Élisa Grimailh participated in the discussion of ideas generated by the directors of the College of Sorèze, she met Charles Lemonnier, a young professor of philosophy, whom she married on 22 April 1831. The couple became followers of the school of Saint-Simon, and devoted everything they owned to the propagation of the ideas of this school, but it soon broke up. Charles Lemonnier joined the Bar of Bordeaux. While remaining interested in the ideas that had attracted her to Saint-Simonianism, Élisa Lemonnier found herself confined to her small household and duties as a mother.

==Paris==

After ten years in Bordeaux, Charles Lemonnier was named General Council of the French Northern Railway (Compagnie des chemins de fer du Nord) in Paris.
Soon afterwards, the Revolutions of 1848 erupted.
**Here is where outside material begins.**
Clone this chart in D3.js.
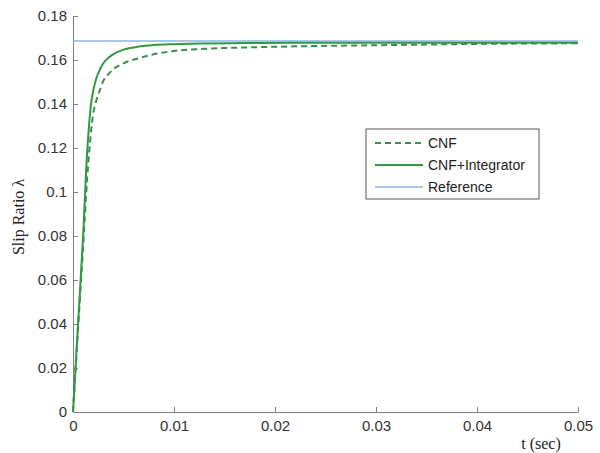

Élisa Lemonnier was moved by the misery she witnessed and, with the help of some friends organized a work room which she ran for over two months. The workers' lack of skills gave her the idea of founding vocational education for women.

After various attempts, Élisa Lemonnier managed to create the Société de protection maternelle ("League of maternal protection"), which on 9 May 1862 became the Société pour l'enseignement professionnel des femmes ("Society for Vocational Education of Women"). A building was rented in Élisa Lemonnier's name at 9, rue de la Perle, and on 1 October 1862, the first vocational school for girls was opened. The rapid success of this first school led to the opening of a second at 72 rue Rochechouart.
However, exhausted by her work, Élisa Lemonnier died at 60 on 5 June 1865 after an illness lasting a few days.

==Legacy==

Caroline de Barrau became interested in educational issues and won the respect of Élisa Lemonnier while raising her own children.
She gathered children of both sexes around her daughter and two sons, and chose teachers to work under her direction.
She went on to pioneer women's preparation for university entrance, until then closed to women, and succeeded in having her daughter and other young women "intellectually prepared for work of university grade" admitted to study medicine at the University of Paris.

The new form of education was so suitable to the needs of contemporary society that the example was soon followed abroad, first in Switzerland, Belgium and Italy.
Several of the large French provincial cities opened vocational schools for girls. The Élisa Lemonnier schools won a gold medal at the Universal Exposition of 1878.
On 11 December 1880 a law on the organization of this new type of school was issued.
The municipality of Paris opened its first vocational school for girls along the lines set down by Élisa Lemonnier in 1882.
The two schools in Paris were assigned to the City of Paris on 1 October 1906, and one still bears the name of Élisa Lemonnier.
The École Duperré now specializes in commercial art.
A street in Paris is named after Élisa Lemonnier.